This blog was written by Zhongze Liu. Zhongze Liu is a student studying information security in Huazhong University of Science and Technology in Wuhan, China. He recently took part in GSoC 2017 where he worked closely with the Xen Project community on “Allowing Sharing Memory Regions between VMs from xl Config.” His interests are low-level hacking and system security (especially cloud and virtualization security).
I got to know the Xen Project about one year ago when I was working on a virtualization security project in a system security lab. It was the very first time that I received hands-on experience with a Type-I hypervisor. I was very interested in its internals and wanted to explore more of it by reading its code and performing some hacking on it. This is also what I was able to do this summer while I worked as a GSoC student with the Xen Project community. My specific focus was on setting up shared memory regions among VMs from a new xl config entry.
The purpose of this GSoC project is to allow simple guests that don’t have grant table support to be able to communicate via one or more shared memory regions. Such guests are not uncommon in the embedded world, and this project makes it possible for these poor guests to communicate with their friends.
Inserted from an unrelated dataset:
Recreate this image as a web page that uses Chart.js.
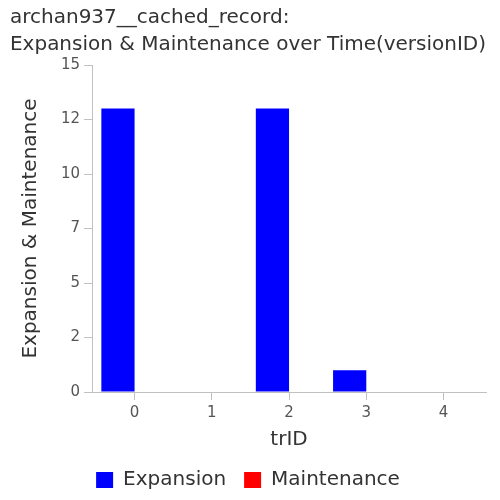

This project involves many components of Xen, from the xl utility, xenstore, all the way down to the hypervisor itself. The implementation plan is quite straightforward: (1) during domain creation: parse the config –> map the pages –> write down in the xenstore fs what has been done;  (2) during domain destruction: read from xenstore the current status –> unmap the pages –> clean up the related xenstore entries. More details can be found in my proposal posted on the xen-devel mailing list. The tangible outcome is a patch set adding changes to xl, libxl, libxc, xsm and flask.
I met quite a few challenges during the project. The first and biggest one turned out to be how to design an appropriate syntax for the new config entry. The syntax has to be flexible and friendly to users. And the hardest part is how to control the stage-2 page permissions and cache attributes — we currently don’t have such a hypercall to control the stage-2 page attributes, but the clients are asking for the control over these attributes. I read a lot of documents about stage-2 page attributes on both x86 and ARM, and wrote a proposal for a new hypercall that would solve this issue.
After I made this proposal, I discovered that it would take up too much time to discuss the details in my proposal, not to mention implementing it. After discussing this challenge with my mentors, we decided to leave this as a TODO (see the “Future Directions” section in the project proposal), and only support the default attributes in the very first version of this project.
Next challenge: the “map the pages” step in the plan is easier said than done. After implemented the tool stack side, I moved forward to test my code, but kept getting errors on mapping the pages. By putting many printks through the whole code path, I found something blocking the way: On x86, adding foreign pages from one DomU to another by modifying p2m entries is not allowed.
Why? (1) the default xsm policy doesn’t allow this; (2) p2m tear-down is not implemented —doing so will screw up the refcount of the pages.
Fixing reason (2) is not a trivial task, but luckily, p2m tear-down is already implemented on the ARM side. So I decided to mark this new config entry as unsupported on x86, and continue to implement the ARM side. The fix to (1) turned out to be some changes to the xsm interface for xsm_map_gmfn_foreign, the dummy xsm policy, and the corresponding flask hook.
The last challenge that I’m going to talk about is testing. To test out ARM code, I followed this instruction on the Xen wiki to setup an emulator and another instruction on cross-compiling Xen and the tool stack for ARM. I’m not using Debian, so some of the handy tools provided by Debian are not available for me. I have to find alternative solutions to some of the critical steps and during my experiment, I found docker is the most distribution-independent solution which in the mean time won’t bring too much performance overhead. I created a Debian-based docker images with all the tools and dependencies required to build Xen, and every time I went to launch a build, I just needed to do a ‘docker run -v local/xen/path:docker/xen/path -it image-name build-script-name.sh‘. Â I’m planning to post my Dockerfile to the Xen wiki so that others can build their own cross-building environment with a simple ‘docker build’.
I’ve really learned a lot during the process, from my mentors, and from the Xen Project community. Additionally:
- I’ve improved my coding skills
- I’ve learned more about the Xen Project and its internals
- I’ve learned many efficient git tricks, which will be very useful in my future projects
- I’ve read about memory management on ARM and x86
- I’ve learned how to setup a rootfs, emulator, kernel, drivers and cross-compiling environment to test out ARM programs
- And most importantly, I’ve learned how to work with an open source community.
And no words are strong enough to express my many thanks to all the people in the community who have helped me so far, especially Stefano, Julien, and Wei. They’ve been very supportive and responsive from the very beginning, giving me valuable suggestions and answering my sometimes stupid questions.
I’m very glad that I was invited to the Xen Project Summit in Budapest. It was really a great experience to meet so many interesting people there. And many thanks to Lars and Mary, who helped me in getting my visa to the event and offered me two T-shirts to help me through the hard times when my luggage was delayed.
The GSoC internship is coming to an end, and it’s just my first step to contributing to the Xen Project. I like this community and I am looking forward to contributing to it more and learning more from it.